Ruby 1.9.3 (or more recent), JRuby 9.1.17 (or more recent), or TruffleRuby 19.3.0 (or more recent) is required.

Bundler

gem 'serpapi', '~> 1.0.0'

Gem

$ gem install serpapi

Ruby Gem page

Simple Usage

require 'serpapi'
client = SerpApi::Client.new api_key: "serpapi_api_key"
results = client.search q: "coffee", engine: "google"
pp results

This example runs a search for "coffee" on Google. It then returns the results as a regular Ruby Hash. See the playground to generate your own code.

Advanced Usage

Search API

# load gem
require 'serpapi'

# serpapi client created with default parameters
client = SerpApi::Client.new(api_key: "secret_key", engine: "google")

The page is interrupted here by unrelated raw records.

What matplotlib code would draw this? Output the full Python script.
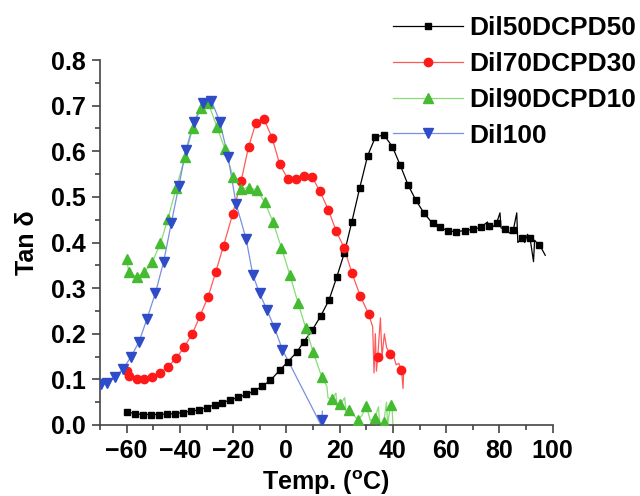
import numpy as np
import matplotlib
matplotlib.use("Agg")
import matplotlib.pyplot as plt
from matplotlib.ticker import MultipleLocator

plt.rcParams['font.family'] = ['Liberation Sans', 'DejaVu Sans']
plt.rcParams['font.weight'] = 'bold'
plt.rcParams['mathtext.fontset'] = 'custom'
plt.rcParams['mathtext.rm'] = 'Liberation Sans:bold'
plt.rcParams['mathtext.it'] = 'Liberation Sans:bold'
plt.rcParams['mathtext.bf'] = 'Liberation Sans:bold'

labels = ['Dil50DCPD50', 'Dil70DCPD30', 'Dil90DCPD10', 'Dil100']

# Dil50DCPD50 (markers)
x50 = [-60, -57, -54, -51, -48, -45, -42, -39, -36, -33, -30, -27, -24, -21, -18, -15, -12, -9, -6, -2.5,
       0.6, 3.8, 6.6, 9.7, 12.9, 16, 18.9, 21.7, 24.6, 27.5, 30.5, 33.4, 36.6, 39.8, 42.7, 45.7, 48.6,
       51.7, 54.9, 57.8, 60.8, 63.8, 66.9, 70.1, 73, 76, 78.9, 82, 85.2, 88.4, 91.5, 94.7]
y50 = [0.029, 0.025, 0.023, 0.023, 0.023, 0.024, 0.025, 0.027, 0.030, 0.033, 0.038, 0.044, 0.049, 0.055,
       0.061, 0.067, 0.075, 0.085, 0.098, 0.120, 0.139, 0.159, 0.183, 0.208, 0.239, 0.274, 0.324, 0.376,
       0.446, 0.519, 0.590, 0.631, 0.636, 0.610, 0.570, 0.526, 0.493, 0.464, 0.442, 0.433, 0.425, 0.424,
       0.426, 0.429, 0.433, 0.436, 0.442, 0.429, 0.427, 0.409, 0.409, 0.395]
# Dil50DCPD50 noisy line-only points
x50n = [75.5, 76.3, 80.2, 80.6, 84.0, 86.5, 86.9, 89.5, 90.5, 92.8, 93.2, 96.0, 97.2]
y50n = [0.445, 0.428, 0.465, 0.432, 0.420, 0.465, 0.400, 0.400, 0.418, 0.358, 0.405, 0.385, 0.372]

# Dil70DCPD30
x70 = [-60, -59, -56.2, -53.3, -50.3, -47.3, -44.5, -41.4, -38.5, -35.4, -32.5, -29.4, -26.5, -23.6,
       -20.2, -17, -14.2, -11.4, -8.4, -5.4, -2.5, 0.6, 3.5, 6.6, 9.7, 12.6, 15.8, 18.7, 21.7, 24.6,
       27.8, 30.9, 34.3, 38.9, 43.2]
y70 = [0.118, 0.108, 0.101, 0.101, 0.105, 0.115, 0.128, 0.146, 0.170, 0.199, 0.238, 0.281, 0.336, 0.393,
       0.462, 0.535, 0.610, 0.663, 0.670, 0.630, 0.571, 0.539, 0.539, 0.546, 0.543, 0.512, 0.471, 0.425,
       0.388, 0.333, 0.282, 0.243, 0.150, 0.156, 0.121]
x70n = [32.4, 32.9, 33.4, 33.8, 35.3, 35.9, 36.8, 37.6, 40.3, 41.2, 42.2, 43.8, 44.0]
y70n = [0.215, 0.114, 0.200, 0.118, 0.235, 0.150, 0.200, 0.170, 0.150, 0.132, 0.135, 0.080, 0.110]

# Dil90DCPD10
x90 = [-60, -59.2, -56.2, -53.3, -50.3, -47.3, -44.5, -41.4, -38.1, -35.1, -32.2, -29.3, -26.1, -23.1,
       -20, -17, -14.2, -11.1, -8.1, -5.1, -1.9, 1.3, 4.4, 7.3, 10.1, 13.3, 17, 20.2, 23.6, 26.7, 30,
       33.1, 36.6, 39.1]
y90 = [0.364, 0.336, 0.324, 0.335, 0.358, 0.398, 0.452, 0.519, 0.587, 0.652, 0.694, 0.705, 0.654, 0.605,
       0.543, 0.518, 0.520, 0.515, 0.488, 0.446, 0.389, 0.329, 0.267, 0.212, 0.159, 0.105, 0.056, 0.045,
       0.033, 0.012, 0.042, 0.015, 0.007, 0.044]
x90n = [15.2, 15.6, 18.6, 19.0, 21.9, 22.3, 28.3, 31.5, 34.6, 35.0, 37.6, 38.0, 39.6, 40.0]
y90n = [0.085, 0.060, 0.070, 0.040, 0.060, 0.030, 0.020, 0.010, 0.040, 0.000, 0.050, 0.000, 0.050, 0.000]

# Dil100
x100 = [-69.7, -67.2, -64.4, -61.3, -58.3, -55.3, -52.4, -49.2, -46.1, -43.2, -40.4, -37.7, -34.7,
        -31.3, -28.2, -25, -21.9, -18.9, -15.1, -12.6, -10.1, -7.3, -4.4, -1.5, 13.3]
y100 = [0.089, 0.091, 0.105, 0.123, 0.150, 0.183, 0.232, 0.289, 0.358, 0.443, 0.524, 0.603, 0.665,
        0.705, 0.711, 0.665, 0.587, 0.485, 0.407, 0.329, 0.289, 0.252, 0.212, 0.165, 0.012]
x100n = [13.0, 13.5]
y100n = [0.0, 0.03]

series = [
    (x50, y50, x50n, y50n, '#000000', '#000000', 's', 5.0),
    (x70, y70, x70n, y70n, '#ff1a1a', '#ff5a5a', 'o', 6.0),
    (x90, y90, x90n, y90n, '#44bb30', '#88dd77', '^', 6.5),
    (x100, y100, x100n, y100n, '#2f4cc8', '#7b8fe0', 'v', 6.5),
]

fig = plt.figure(figsize=(6.4, 4.96), dpi=100)
ax = fig.add_axes([100 / 640, 71 / 496, 452.7 / 640, 365 / 496])

handles = []
for (xm, ym, xn, yn, mc, lc, mk, ms), lab in zip(series, labels):
    xa = np.concatenate([np.asarray(xm, float), np.asarray(xn, float)])
    ya = np.concatenate([np.asarray(ym, float), np.asarray(yn, float)])
    order = np.argsort(xa, kind='stable')
    ax.plot(xa[order], ya[order], '-', color=lc, lw=0.9, zorder=2)
    ax.plot(xm, ym, linestyle='none', marker=mk, ms=ms, color=mc, mec=mc, zorder=3)
    h, = ax.plot([], [], '-', color=lc, lw=0.9, marker=mk, ms=ms, mfc=mc, mec=mc)
    handles.append(h)

ax.set_xlim(-70, 100)
ax.set_ylim(0, 0.8)
ax.xaxis.set_major_locator(MultipleLocator(20))
ax.xaxis.set_minor_locator(MultipleLocator(10))
ax.yaxis.set_major_locator(MultipleLocator(0.1))
ax.yaxis.set_minor_locator(MultipleLocator(0.05))
ax.yaxis.set_major_formatter(matplotlib.ticker.FormatStrFormatter('%.1f'))

for s in ['top', 'right']:
    ax.spines[s].set_visible(False)
for s in ['left', 'bottom']:
    ax.spines[s].set_color('#444444')
    ax.spines[s].set_linewidth(1.2)
ax.tick_params(which='major', direction='out', length=6, width=1.2, color='#444444',
               labelsize=18, pad=4)
ax.tick_params(which='minor', direction='out', length=3.5, width=1.2, color='#444444')
for t in ax.get_xticklabels() + ax.get_yticklabels():
    t.set_fontweight('bold')

ax.set_xlabel(r'Temp. ($^{\mathrm{o}}$C)', fontsize=18, fontweight='bold', labelpad=4)
ax.set_ylabel('Tan δ', fontsize=18, fontweight='bold', labelpad=9)

fig.legend(handles, labels, loc='upper left', bbox_to_anchor=(393 / 640, 1 - 16 / 496),
           frameon=False, prop={'weight': 'bold', 'size': 19},
           handlelength=2.65, handletextpad=0.25, labelspacing=0.45, borderpad=0,
           borderaxespad=0)

fig.savefig('out.png', dpi=100)
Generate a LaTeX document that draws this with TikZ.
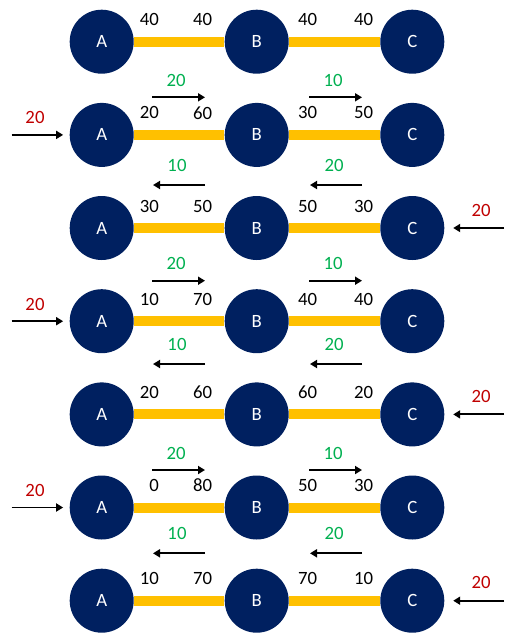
\documentclass[tikz,border=0pt]{standalone}
\usepackage{fontspec}
\setmainfont{Carlito}
\usetikzlibrary{arrows.meta}

\definecolor{marine}{HTML}{002060}
\definecolor{jaune}{HTML}{FFC000}
\definecolor{vert}{HTML}{00B050}
\definecolor{rouge}{HTML}{C00000}

\tikzset{
  noeud/.style={circle, fill=marine, text=white, minimum size=19.2mm, inner sep=0pt, font=\fontsize{16}{19}\selectfont},
  barre/.style={jaune, line width=3mm},
  valeur/.style={anchor=east, inner sep=0pt, font=\fontsize{16}{19}\selectfont},
  flux/.style={-{Triangle[length=2.1mm,width=2.4mm]}, line width=1.6pt},
  debit/.style={text=vert, inner sep=0pt, font=\fontsize{16}{19}\selectfont},
  apport/.style={text=rouge, inner sep=0pt, font=\fontsize{16}{19}\selectfont}
}

\begin{document}
\begin{tikzpicture}[x=0.3mm,y=-0.3mm]
\useasboundingbox (0,0) rectangle (504,633);

% Etats successifs
\foreach \n/\y/\ab/\ba/\bc/\cb in {
1/41.7/40/40/40/40,
2/134.9/20/60/30/50,
3/228.0/30/50/50/30,
4/321.2/10/70/40/40,
5/414.4/20/60/60/20,
6/507.5/0/80/50/30,
7/600.7/10/70/70/10
}
{
    \node[noeud] (a\n) at (101.7,\y) {A};
    \node[noeud] (b\n) at (256.7,\y) {B};
    \node[noeud] (c\n) at (412.3,\y) {C};
    \draw[barre] (a\n) -- (b\n);
    \draw[barre] (b\n) -- (c\n);
    \node[valeur] (vab\n) at (159,\y-22) {\ab};
    \node[valeur] (vba\n) at (212.3,\y-22) {\ba};
    \node[valeur] (vbc\n) at (317.3,\y-22) {\bc};
    \node[valeur] (vcb\n) at (373.3,\y-22) {\cb};
}

% Apports a gauche, flux vers la droite
\foreach \n/\y/\f in {2/134.9/97.3, 4/321.2/280.7, 6/507.5/470}
{
    \coordinate (in\n) at (11.7,\y);
    \draw[flux, shorten >=1.9mm] (in\n) -- (a\n.west);
    \node[apport] (r\n) at (35,\y-17) {20};
    \coordinate (s\n) at (152,\f);
    \coordinate (t\n) at (205,\f);
    \coordinate (u\n) at (309,\f);
    \coordinate (w\n) at (362,\f);
    \draw[flux] (s\n) -- (t\n);
    \draw[flux] (u\n) -- (w\n);
    \node[debit] (dab\n) at (176,\f-17) {20};
    \node[debit] (dbc\n) at (333,\f-17) {10};
}

% Apports a droite, flux vers la gauche
\foreach \n/\y/\f in {3/228.0/185, 5/414.4/364, 7/600.7/553.3}
{
    \coordinate (in\n) at (504,\y);
    \draw[flux, shorten >=2.6mm] (in\n) -- (c\n.east);
    \node[apport] (r\n) at (481,\y-18) {20};
    \coordinate (s\n) at (205,\f);
    \coordinate (t\n) at (153,\f);
    \coordinate (u\n) at (362,\f);
    \coordinate (w\n) at (310,\f);
    \draw[flux] (s\n) -- (t\n);
    \draw[flux] (u\n) -- (w\n);
    \node[debit] (dab\n) at (177,\f-20) {10};
    \node[debit] (dbc\n) at (334,\f-20) {20};
}

\end{tikzpicture}
\end{document}
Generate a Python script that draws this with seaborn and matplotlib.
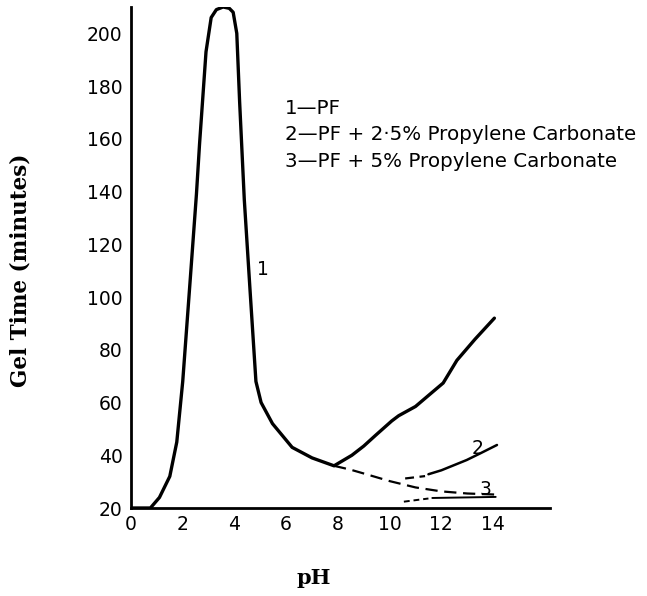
import matplotlib
matplotlib.use("Agg")
import matplotlib.pyplot as plt
import seaborn as sns
import pandas as pd

# Curve 1 : PF
ph_1 = [0.0, 0.75, 1.1, 1.5, 1.77, 2.0, 2.3, 2.53, 2.65, 2.9, 3.1, 3.3, 3.56, 3.8, 3.95, 4.09,
        4.2, 4.38, 4.6, 4.83, 5.03, 5.47, 6.23, 7.0, 7.85, 8.54, 9.0, 9.46, 10.08, 10.35, 11.0,
        11.6, 12.07, 12.6, 13.3, 14.05]
gel_1 = [20, 20, 24, 32, 45, 68, 108, 139, 158, 193, 206, 209, 210, 209.5, 208, 200,
         174, 137, 103, 68, 60, 52, 43, 39, 36, 40, 43.5, 47.6, 53, 55, 58.5,
         63.5, 67.4, 76, 84, 92]

# Dashed extrapolation from curve 1 minimum
ph_dash = [7.85, 8.5, 9.1, 10.0, 11.0, 12.0, 13.0, 14.1]
gel_dash = [36, 34.5, 32.8, 30.2, 27.8, 26.3, 25.5, 25.1]

# Curve 2 : PF + 2.5% Propylene Carbonate
ph_2_dash = [10.6, 11.37]
gel_2_dash = [31.2, 32.1]
ph_2 = [11.5, 12.0, 12.98, 13.5, 14.15]
gel_2 = [32.8, 34.3, 38.2, 40.7, 43.9]

# Curve 3 : PF + 5% Propylene Carbonate
ph_3_dash = [10.55, 11.5]
gel_3_dash = [22.4, 23.6]
ph_3 = [11.65, 14.1]
gel_3 = [23.8, 24.2]

x_ticks = [0, 2, 4, 6, 8, 10, 12, 14]
y_ticks = [20, 40, 60, 80, 100, 120, 140, 160, 180, 200]

legend_lines = ["1\u2014PF",
                "2\u2014PF + 2\u00b75% Propylene Carbonate",
                "3\u2014PF + 5% Propylene Carbonate"]

sns.set_theme(style="white")
plt.rcParams['font.family'] = ['DejaVu Sans']
plt.rcParams['text.color'] = 'black'
plt.rcParams['xtick.color'] = 'black'
plt.rcParams['ytick.color'] = 'black'

fig = plt.figure(figsize=(6.47, 5.96), dpi=100)
ax = fig.add_axes([131/647, 1-508/596, (550-131)/647, (508-7)/596])

def draw(xs, ys, lw, dashes=None):
    df = pd.DataFrame({"x": xs, "y": ys})
    sns.lineplot(data=df, x="x", y="y", sort=False, estimator=None,
                 color="black", lw=lw, ax=ax)
    l = ax.lines[-1]
    l.set_solid_capstyle("round")
    l.set_solid_joinstyle("round")
    if dashes is not None:
        l.set_dashes(dashes)

draw(ph_1, gel_1, 2.4)
draw(ph_dash, gel_dash, 1.6, (5.5, 3))
draw(ph_2_dash, gel_2_dash, 1.6, (4, 2.5))
draw(ph_2, gel_2, 1.8)
draw(ph_3_dash, gel_3_dash, 1.4, (3, 2))
draw(ph_3, gel_3, 1.4)

ax.set_xlim(0, 16.2)
ax.set_ylim(20, 210)
ax.set_xticks(x_ticks)
ax.set_yticks(y_ticks)
ax.set_xticklabels([str(t) for t in x_ticks], fontsize=13.5, color="black")
ax.set_yticklabels([str(t) for t in y_ticks], fontsize=13.5, color="black")
ax.tick_params(axis="x", direction="in", length=6, width=1.5, pad=5, colors="black")
ax.tick_params(axis="y", direction="out", length=5, width=1.5, pad=1, colors="black")
ax.set_xlabel("")
ax.set_ylabel("")
for s in ["top", "right"]:
    ax.spines[s].set_visible(False)
for s in ["left", "bottom"]:
    ax.spines[s].set_color("black")
    ax.spines[s].set_linewidth(2)
ax.grid(False)

# curve labels
ax.text(5.1, 110.5, "1", fontsize=13.5, ha="center", va="center", color="black")
ax.text(13.4, 42.5, "2", fontsize=13.5, ha="center", va="center", color="black")
ax.text(13.7, 27, "3", fontsize=13.5, ha="center", va="center", color="black")

# legend text
for i, t in enumerate(legend_lines):
    fig.text(285/647, 1 - (108 + 26.5*i)/596, t, fontsize=14.3, ha="left",
             va="center", color="black")

fig.text(21/647, 1 - 270/596, "Gel Time (minutes)", rotation=90, fontsize=15.5,
         family="DejaVu Serif", fontweight="bold", ha="center", va="center",
         color="black")
fig.text(314/647, 1 - 578/596, "pH", fontsize=15, family="DejaVu Serif",
         fontweight="bold", ha="center", va="center", color="black")

fig.savefig("out.png", dpi=100)
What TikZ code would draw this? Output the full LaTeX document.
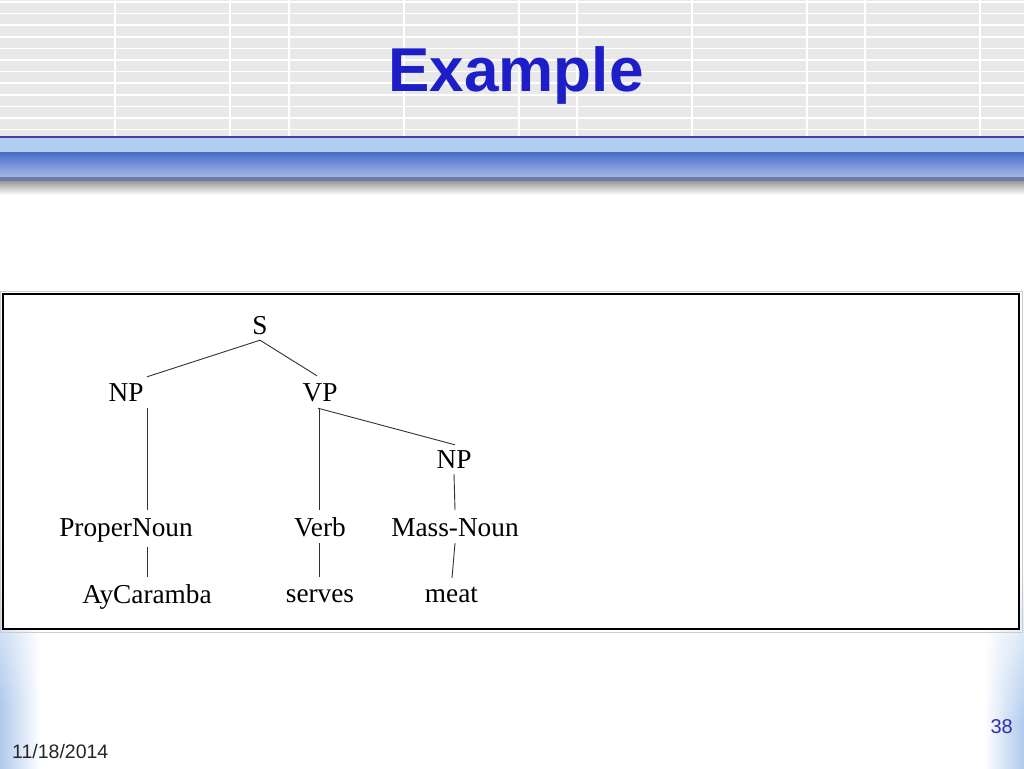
\documentclass[tikz,border=0pt]{standalone}
\usepackage{fontspec}
\newfontfamily\sansf{Liberation Sans}
\newfontfamily\seriff{Liberation Serif}
\definecolor{titleblue}{RGB}{30,30,200}
\definecolor{numblue}{RGB}{48,48,168}
\definecolor{hdrgrey}{RGB}{232,232,232}
\definecolor{hdrline}{RGB}{64,64,160}
\definecolor{bandlight}{RGB}{178,206,238}
\definecolor{banddark}{RGB}{70,108,200}
\definecolor{bandlow}{RGB}{168,184,230}
\definecolor{bandshadow}{RGB}{110,124,164}
\definecolor{sideblue}{RGB}{176,202,238}
\definecolor{treeline}{RGB}{50,50,50}
\tikzset{
  treenode/.style={font=\seriff\fontsize{27.3}{32}\selectfont, inner sep=0pt, anchor=base, text height=18pt, text depth=6pt},
  treeedge/.style={draw=treeline, line width=0.9pt},
}
\begin{document}
\begin{tikzpicture}[x=1pt,y=-1pt]
% page
\fill[white] (0,0) rectangle (1024,768);
\useasboundingbox (0,0) rectangle (1024,768);
% header grid
\fill[hdrgrey] (0,0) rectangle (1024,136);
\foreach \k in {0,...,11}{
  \draw[white, line width=1.6pt] (0,{2+11.6*\k}) -- (1024,{2+11.6*\k});
}
\foreach \xx in {115,230,289,404,519,577,692,807,865,980}{
  \draw[white, line width=1.4pt] (\xx,0) -- (\xx,136);
}
% blue band
\fill[bandlight] (0,137) rectangle (1024,152);
\draw[hdrline, line width=1.5pt] (0,137) -- (1024,137);
\shade[top color=banddark, bottom color=bandlow] (0,152) rectangle (1024,177);
\fill[bandshadow] (0,177) rectangle (1024,181);
\shade[top color=black!40, bottom color=white] (0,181) rectangle (1024,195);
% side gradients
\foreach \yy in {520,524,...,764}{
  \pgfmathtruncatemacro\pp{min(100,max(0,(\yy-520)/180*100))}
  \shade[left color=sideblue!\pp!white, right color=white] (0,\yy) rectangle (40,\yy+4.5);
}
\foreach \yy in {560,564,...,764}{
  \pgfmathtruncatemacro\pp{min(100,max(0,(\yy-560)/160*100))}
  \shade[left color=white, right color=sideblue!\pp!white] (984,\yy) rectangle (1024,\yy+4.5);
}
% title
\node[font=\sansf\bfseries\fontsize{62}{70}\selectfont, text=titleblue, inner sep=0pt, anchor=base] (title) at (516,91) {Example};
% box
\draw[black!20, line width=1pt] (0.5,291) rectangle (1022,632);
\draw[black, line width=2pt, fill=white] (3,294) rectangle (1019,629);
% tree nodes
\node[treenode] (S) at (260,334) {S};
\node[treenode] (NP) at (126,401) {NP};
\node[treenode] (VP) at (320,401) {VP};
\node[treenode] (NP2) at (454,468) {NP};
\node[treenode] (PN) at (126,536) {ProperNoun};
\node[treenode] (Verb) at (320,536) {Verb};
\node[treenode] (MN) at (455,536) {Mass-Noun};
\node[treenode] (Ay) at (147,603) {AyCaramba};
\node[treenode] (serves) at (320,602) {serves};
\node[treenode] (meat) at (451.5,602) {meat};
% tree edges
\draw[treeedge] (S.south) -- ([shift={(21,-6)}]NP.north);
\draw[treeedge] (S.south) -- ([shift={(-3,-7)}]VP.north);
\draw[treeedge] ([shift={(21,1)}]NP.south) -- ([shift={(21,-8)}]PN.north);
\draw[treeedge] ([shift={(21,5)}]PN.south) -- ([shift={(0,-8)}]Ay.north);
\draw[treeedge] ([shift={(-1,1)}]VP.south) -- ([shift={(-1,-8)}]Verb.north);
\draw[treeedge] ([shift={(-2,1)}]VP.south) -- ([shift={(1,-5)}]NP2.north);
\draw[treeedge] (NP2.south) -- ([shift={(0,-8)}]MN.north);
\draw[treeedge] ([shift={(-1,1)}]Verb.south) -- ([shift={(-1,-7)}]serves.north);
\draw[treeedge] ([shift={(0,1)}]MN.south) -- ([shift={(0.5,-6)}]meat.north);
% footer
\node[font=\sansf\fontsize{19.5}{23}\selectfont, text=black!85, inner sep=0pt, anchor=base west] (date) at (12,758) {11/18/2014};
\node[font=\sansf\fontsize{20}{24}\selectfont, text=numblue, inner sep=0pt, anchor=base east] (page) at (1013,733) {38};
\end{tikzpicture}
\end{document}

# We recommend that you keep your keys safe.
# At least, don't commit them in plain text.
# More about configuration via environment variables: 
# https://hackernoon.com/all-the-secrets-of-encrypting-api-keys-in-ruby-revealed-5qf3t5l

# search query overview (more fields available depending on search engine)
params = {
  # select the search engine (full list: https://serpapi.com/)
  engine: "google",
  # actual search query
  q: "Coffee",
  # then adds search engine specific options.
  # for example: google specific parameters: https://serpapi.com/search-api
  google_domain: "Google Domain",
  location: "Location Requested", # example: Portland,Oregon,United States [see: Location API](#Location-API)
  device: "desktop|mobile|tablet",
  hl: "Google UI Language",
  gl: "Google Country",
  safe: "Safe Search Flag",
  num: "Number of Results",
  start: "Pagination Offset",
  tbm: "nws|isch|shop",
  tbs: "custom to be client criteria",
  # tweak HTTP client behavior
  async: false, # true when async call enabled.
  timeout: 60, # HTTP timeout in seconds on the client side only.
}

# formated search results as a Hash
#  serpapi.com converts HTML -> JSON 
results = client.search(params)

# raw search engine html as a String
#  serpapi.com acts a proxy to provive high throughputs, no search limit and more.
raw_html = client.html(parameter)

Google search documentation. More hands on examples are available below.

Documentations

Location API

require 'serpapi'
client = SerpApi::Client.new() 
location_list = client.location(q: "Austin", limit: 3)
puts "number of location: #{location_list.size}"
pp location_list

it prints the first 3 locations matching Austin (Texas, Texas, Rochester)

[{
  :id=>"585069bdee19ad271e9bc072",
  :google_id=>200635,
  :google_parent_id=>21176,
  :name=>"Austin, TX",
  :canonical_name=>"Austin,TX,Texas,United States",
  :country_code=>"US",
  :target_type=>"DMA Region",
  :reach=>5560000,
  :gps=>[-97.7430608, 30.267153],
  :keys=>["austin", "tx", "texas", "united", "states"]
  }
  # ...
]

NOTE: api_key is not required for this endpoint.

Search Archive API

This API allows retrieving previous search results. To fetch earlier results from the search_id.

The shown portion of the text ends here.